學愚教授:當代中國佛教就是人間佛教,不管在台灣、在香港、在大陸、在海外的華人地區,都是人間佛教。何謂人間佛教?它包括兩個方面,一個在思想方面,一個在實踐方面。思想方面現在建立了很多的理論,從太虛大師到虛雲大師,乃至聖嚴法師、趙樸初先生,都是人間佛教的實踐者。從這個角度上來說,人間佛教思想方面有比較長足的發展。另外一個在戒律和倫理道德方面,這也是當初太虛大師提出“人間佛教”很重要的組成部分,就是關於律學重建的問題。因為教團內部的關系、社會的問題當時並沒有得到重視。

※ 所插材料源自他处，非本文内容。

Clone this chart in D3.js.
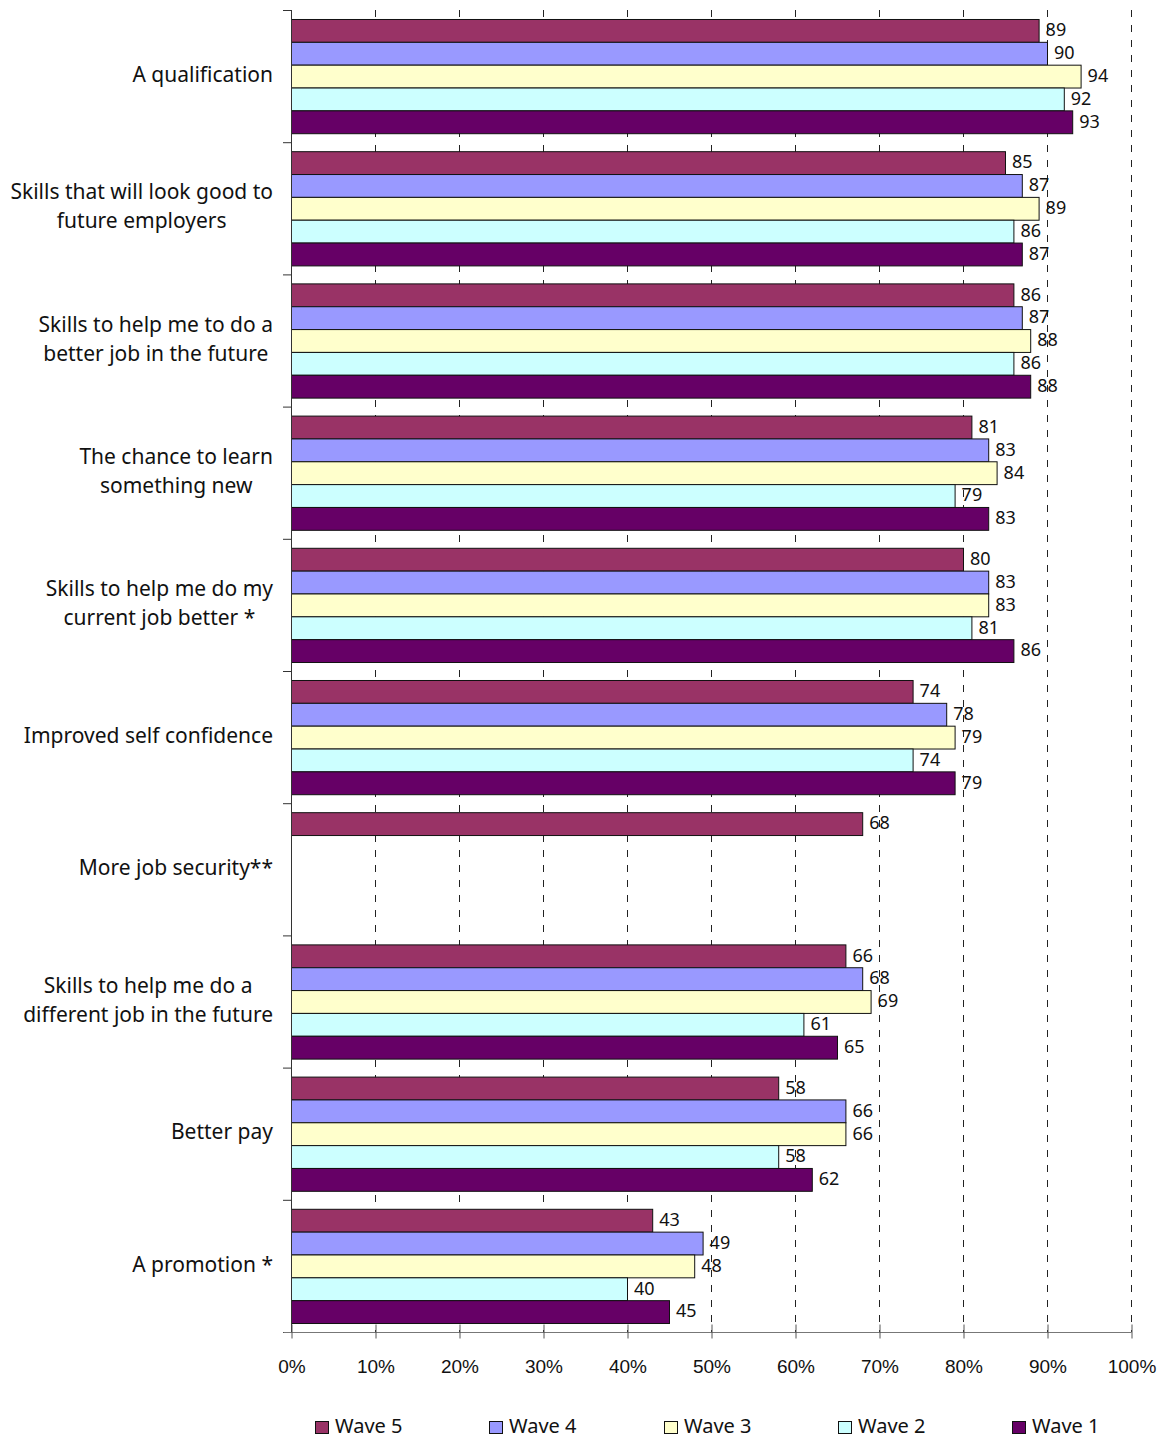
<!DOCTYPE html>
<html>
<head>
<meta charset="utf-8">
<script src="https://cdn.jsdelivr.net/npm/d3@7"></script>
<style>
  html, body { margin: 0; padding: 0; background: #fff; }
  svg { display: block; font-family: "Noto Sans", "DejaVu Sans", sans-serif; }
</style>
</head>
<body>
<svg id="chart" width="1163" height="1438"></svg>
<script>
// Reasons for learning, percentage agreeing by survey wave
const categories = [
  ["A qualification"],
  ["Skills that will look good to", "future employers"],
  ["Skills to help me to do a", "better job in the future"],
  ["The chance to learn", "something new"],
  ["Skills to help me do my", "current job better *"],
  ["Improved self confidence"],
  ["More job security**"],
  ["Skills to help me do a", "different job in the future"],
  ["Better pay"],
  ["A promotion *"]
];
const seriesNames = ["Wave 5", "Wave 4", "Wave 3", "Wave 2", "Wave 1"];
const seriesColors = ["#993366", "#9999FF", "#FFFFCC", "#CCFFFF", "#660066"];
const wave5 = [89, 85, 86, 81, 80, 74, 68, 66, 58, 43];
const wave4 = [90, 87, 87, 83, 83, 78, null, 68, 66, 49];
const wave3 = [94, 89, 88, 84, 83, 79, null, 69, 66, 48];
const wave2 = [92, 86, 86, 79, 81, 74, null, 61, 58, 40];
const wave1 = [93, 87, 88, 83, 86, 79, null, 65, 62, 45];
const seriesValues = [wave5, wave4, wave3, wave2, wave1];
const xTicks = [0, 10, 20, 30, 40, 50, 60, 70, 80, 90, 100];

const svg = d3.select("#chart");
const plot = { left: 291, right: 1131, top: 10, bottom: 1332 };

const x = d3.scaleLinear().domain([0, 100]).range([plot.left, plot.right]);
const y = d3.scaleBand().domain(d3.range(categories.length))
  .range([plot.top, plot.bottom]).paddingInner(0.136).paddingOuter(0.068);
const inner = d3.scaleBand().domain(d3.range(seriesNames.length))
  .range([0, y.bandwidth()]);

// dashed vertical gridlines
svg.append("g").selectAll("line").data(xTicks.slice(1)).join("line")
  .attr("x1", d => x(d) + 0.5).attr("x2", d => x(d) + 0.5)
  .attr("y1", plot.top).attr("y2", plot.bottom)
  .attr("stroke", "#222").attr("stroke-width", 1)
  .attr("stroke-dasharray", "7,8");

// bars
const rows = [];
categories.forEach((c, i) => {
  seriesValues.forEach((vals, s) => {
    if (vals[i] != null) rows.push({ cat: i, s, v: vals[i] });
  });
});
svg.append("g").selectAll("rect").data(rows).join("rect")
  .attr("x", x(0) + 0.5)
  .attr("y", d => y(d.cat) + inner(d.s) + 0.5)
  .attr("width", d => x(d.v) - x(0))
  .attr("height", inner.bandwidth())
  .attr("fill", d => seriesColors[d.s])
  .attr("stroke", "#111").attr("stroke-width", 1);

// value labels
svg.append("g").selectAll("text").data(rows).join("text")
  .attr("x", d => x(d.v) + 7)
  .attr("y", d => y(d.cat) + inner(d.s) + inner.bandwidth() / 2 + 1)
  .attr("dominant-baseline", "middle")
  .attr("font-size", 18).attr("fill", "#111")
  .text(d => d.v);

// category axis
const yAxisG = svg.append("g");
yAxisG.append("line").attr("x1", plot.left + 0.5).attr("x2", plot.left + 0.5)
  .attr("y1", plot.top).attr("y2", plot.bottom).attr("stroke", "#333");
const step = (plot.bottom - plot.top) / categories.length;
yAxisG.selectAll("line.tick").data(d3.range(categories.length + 1)).join("line")
  .attr("class", "tick")
  .attr("x1", plot.left - 8).attr("x2", plot.left)
  .attr("y1", d => plot.top + d * step + 0.5).attr("y2", d => plot.top + d * step + 0.5)
  .attr("stroke", "#333");

// category labels: centred lines in a block right-aligned to the axis
categories.forEach((lines, i) => {
  const cy = plot.top + (i + 0.5) * step;
  const lh = 29;
  const g = svg.append("g");
  const texts = lines.map((t, k) => g.append("text")
    .attr("font-size", 21).attr("fill", "#111")
    .attr("y", cy + (k - (lines.length - 1) / 2) * lh)
    .attr("dominant-baseline", "middle")
    .text(t));
  const maxW = d3.max(texts, t => t.node().getComputedTextLength());
  const cx = 273 - maxW / 2;
  texts.forEach(t => t.attr("x", cx).attr("text-anchor", "middle"));
});

// value axis
const xAxis = d3.axisBottom(x).tickValues(xTicks).tickSize(6).tickPadding(21)
  .tickFormat(d => d + "%");
const xg = svg.append("g").attr("transform", `translate(0.5,${plot.bottom + 0.5})`).call(xAxis);
xg.select(".domain").attr("stroke", "#777").attr("d", `M${plot.left - 8},0H${plot.right}`);
xg.selectAll(".tick line").attr("stroke", "#555").attr("y1", -8).attr("y2", 6);
xg.selectAll(".tick text").attr("font-size", 19).attr("fill", "#111")
  .attr("font-family", "inherit");

// legend
const legendX = [315, 489, 664, 838, 1012];
const lg = svg.append("g");
seriesNames.forEach((n, i) => {
  lg.append("rect").attr("x", legendX[i] + 0.5).attr("y", 1421.5)
    .attr("width", 13).attr("height", 12)
    .attr("fill", seriesColors[i]).attr("stroke", "#111");
  lg.append("text").attr("x", legendX[i] + 20).attr("y", 1428)
    .attr("dominant-baseline", "middle")
    .attr("font-size", 20).attr("fill", "#111").text(n);
});
</script>
</body>
</html>
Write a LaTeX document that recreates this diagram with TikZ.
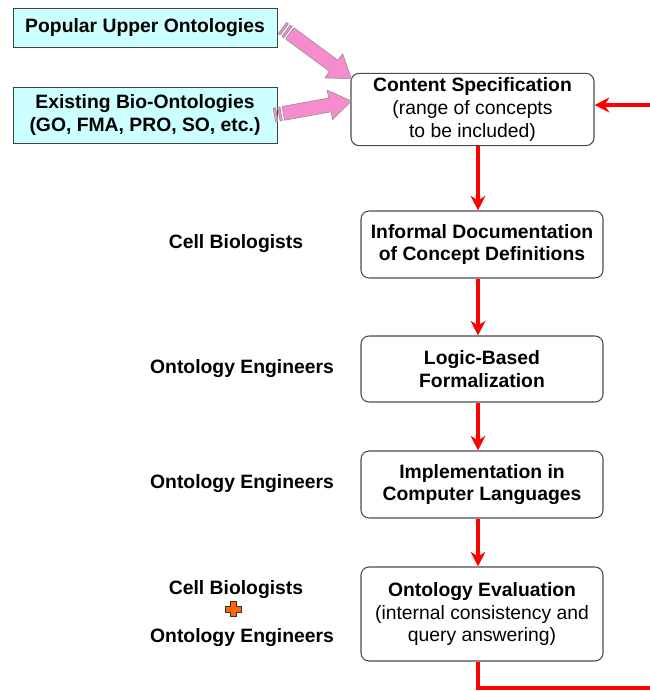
\documentclass[tikz,border=0pt]{standalone}
\usepackage{fontspec}
\setmainfont{Liberation Sans}
\usetikzlibrary{arrows.meta,calc}

\definecolor{boxcyan}{RGB}{204,255,255}
\definecolor{arrowpink}{RGB}{245,140,205}
\definecolor{plusorange}{RGB}{255,102,0}

% fat striped arrow from #1 (tail) to #2 (tip)
\newcommand\fatarrow[2]{%
  \foreach \u/\w in {0pt/1.8pt, 3.4pt/5.2pt}
    \filldraw[fatarrow] ($(#1)!\u!(#2)!5.25pt!90:(#2)$) -- ($(#1)!\w!(#2)!5.25pt!90:(#2)$)
      -- ($(#1)!\w!(#2)!5.25pt!-90:(#2)$) -- ($(#1)!\u!(#2)!5.25pt!-90:(#2)$) -- cycle;
  \filldraw[fatarrow] ($(#1)!6.8pt!(#2)!5.25pt!90:(#2)$)
    -- ($(#2)!16.5pt!(#1)!5.25pt!-90:(#1)$) -- ($(#2)!16.5pt!(#1)!11.25pt!-90:(#1)$)
    -- (#2)
    -- ($(#2)!16.5pt!(#1)!11.25pt!90:(#1)$) -- ($(#2)!16.5pt!(#1)!5.25pt!90:(#1)$)
    -- ($(#1)!6.8pt!(#2)!5.25pt!-90:(#2)$) -- cycle;
}

\begin{document}
\begin{tikzpicture}[x=0.75pt, y=-0.75pt, font=\fontsize{14.5}{17}\selectfont]
  \tikzset{
    source/.style={rectangle, draw=black!75, line width=0.6pt, fill=boxcyan,
      align=center, font=\fontsize{14.5}{17}\selectfont\bfseries,
      minimum width=198pt, inner sep=2pt},
    stage/.style={rectangle, rounded corners=6pt, draw=black!70, line width=0.8pt,
      fill=white, align=center, minimum width=181.5pt, minimum height=50.25pt},
    who/.style={font=\fontsize{14.5}{17}\selectfont\bfseries},
    fatarrow/.style={fill=arrowpink, draw=black!45, line width=0.4pt, line join=round},
    flow/.style={draw=red, line width=3pt, -{Stealth[length=11pt, width=11pt]}}
  }
  \useasboundingbox (0,0) rectangle (649,691);

  % inputs
  \node[source, minimum height=29.25pt] (upper) at (145,27.5) {Popular Upper Ontologies};
  \node[source, minimum height=42pt] (bio) at (145,115)
    {Existing Bio-Ontologies\\(GO, FMA, PRO, SO, etc.)};

  % stages
  \node[stage, minimum width=182.25pt] (spec) at (472.5,109.5)
    {\textbf{Content Specification}\\(range of concepts\\to be included)};
  \node[stage] (info) at (482,244.5)
    {\textbf{Informal Documentation}\\\textbf{of Concept Definitions}};
  \node[stage, minimum height=49.5pt] (logic) at (482,369)
    {\textbf{Logic-Based}\\\textbf{Formalization}};
  \node[stage] (impl) at (482,484.5)
    {\textbf{Implementation in}\\\textbf{Computer Languages}};
  \node[stage, minimum height=70.5pt] (eval) at (482,614)
    {\textbf{Ontology Evaluation}\\(internal consistency and\\query answering)};

  % who does it
  \node[who] (bio1) at (236,244) {Cell Biologists};
  \node[who] (eng1) at (242,369) {Ontology Engineers};
  \node[who] (eng2) at (242,484) {Ontology Engineers};
  \node[who] (bio2) at (236,590) {Cell Biologists};
  \node[who] (eng3) at (242,638) {Ontology Engineers};
  \coordinate (plus) at (233,609);
  \filldraw[fill=plusorange, draw=black!80, line width=0.5pt]
    ($(plus)+(-3,-7.5)$) -- ++(6,0) -- ++(0,4.5) -- ++(5,0) -- ++(0,6) -- ++(-5,0)
    -- ++(0,4.5) -- ++(-6,0) -- ++(0,-4.5) -- ++(-5,0) -- ++(0,-6) -- ++(5,0) -- cycle;

  % pink inputs
  \coordinate (t1) at ($(upper.east)+(5,0.5)$);
  \coordinate (h1) at ($(spec.north west)+(1,6)$);
  \coordinate (t2) at ($(bio.east)+(-3,0)$);
  \coordinate (h2) at ($(spec.west)+(1,-8.5)$);
  \fatarrow{t1}{h1}
  \fatarrow{t2}{h2}

  % main flow
  \coordinate (col) at (478,0);
  \draw[flow] (spec.south -| col) -- (info.north -| col);
  \draw[flow] (info.south -| col) -- (logic.north -| col);
  \draw[flow] (logic.south -| col) -- (impl.north -| col);
  \draw[flow] (impl.south -| col) -- (eval.north -| col);

  % feedback loop, leaves the picture
  \coordinate (out) at (652,688);
  \coordinate (back) at (652,105);
  \draw[flow, -] (eval.south -| col) |- (out);
  \draw[flow] (back) -- (spec.east |- back);
\end{tikzpicture}
\end{document}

近幾年,一些學者和教內的開明人士逐漸認識到佛教戒律的重要性。作為一個宗教團體,如果沒有戒律,就沒有辦法真正地實踐佛法。另一方面,如果沒有戒律就得不到社會上人的尊重。佛教的戒律可以幫助出家人也可以幫助在家人來真正地學佛、行佛和成佛。它也是建立佛教與社會關系的一個橋梁和紐帶。
出家法師能守持戒律、具有高尚道德的話,可以得到社會上人的尊重。這個無言當中就在弘揚佛法。另外如果一個信仰佛法的居士它能夠有高尚的道德、持戒的話,他也能起到一個引導、積極的作用。所以持戒不單單是說要表現出來,在無形當中、日常生活當中做一個有道德的人,這個和當代社會倫理的重建、社會道德的建設都有非常重要的關系。佛教道德和社會道德是分不開的。佛教道德以社會道德為一個基礎,也是社會道德的一個提升。當代社會不管在哪個地區都需要佛教道德來做一個規范,因為佛教道德是與社會道德相結合而有一個提升。它不是從一個外在去約束受戒者,而是使受戒者或者對佛教有理解的人來心甘情願地接受它。為什麼呢?我經常說佛教戒律不是神要求我們去做,命令我們這樣做、那樣做,而是在明白了道理後我們應該怎麼做。特別是我們在明白了因果後。所以我經常說佛教徒可以不信佛,但是不能不相信因果。當代的社會問題、人生問題、家庭問題,都是因為不信因果而造成的。如果一個人信因果,那麼他就會為自己所做的一切行為要產生一個“我可不可以做、我做這個的結果是什麼”的想法,這樣會非常自覺地做一些好事。
戒律的因果觀念本質上你明白了為什麼不做,不做對你有好處,你做了以後就可能得到一種不好的結果那麼你會自覺地不去做。另外一方面,為了社會大眾的利益或其他,你可以去做,即使犧牲自己的利益而為了大眾的利益,這就是菩薩道、菩薩戒律的問題。我這次與會發表的論文就是有關瑜伽菩薩戒律及對現代社會的實踐問題。所以中國人民大學國際佛學研究中心舉辦這樣的會議非常具有時代意義。既能夠結合人間佛教對這個學術研究的空白,另外一個又對當代僧團建設起到一個推動作用。到底如何來重建律學的問題,使不管出家人還是在家人都有戒律可依,不是盲目地遵守過去傳統的,而要在當代的時空之下如何守著2500年前佛陀為我們佛教設定的戒律,這就有一個契理契機的問題。
佛光文化記者:請談談香港中文大學人間佛教研究中心在戒律學研究的情況。
學愚教授:我做人間佛教研究已經十多年,主要是以星雲大師的人間佛教為根本,探討人間佛教思想。除了他的人間佛教思想具有開創性 ,我認為他另外一個非常重要的開創性就是以戒律為基礎,以傳統的清規、僧制為依據來創立出新的、符合時代的僧眾守則。我把它當做當代的叢林清規,具有佛法性和時代性。
受星雲大師關於對戒律思想的影響,我正組織一批學者(大陸、香港、台灣、海外)不管大小乘,所有研究佛教的學者共同組織一個團隊來研究佛教戒律歷史的發展及精神所在。從佛陀時代的原始佛教、部派佛教、大乘佛教到現在人間佛教,應該如何建立佛教的一個戒律觀。佛教是發展的,佛教戒律也是發展的。戒律是世間法,我們如何以佛法為基礎,建立與時代相契合的倫理道德,這是我研究計劃的重要組成部分。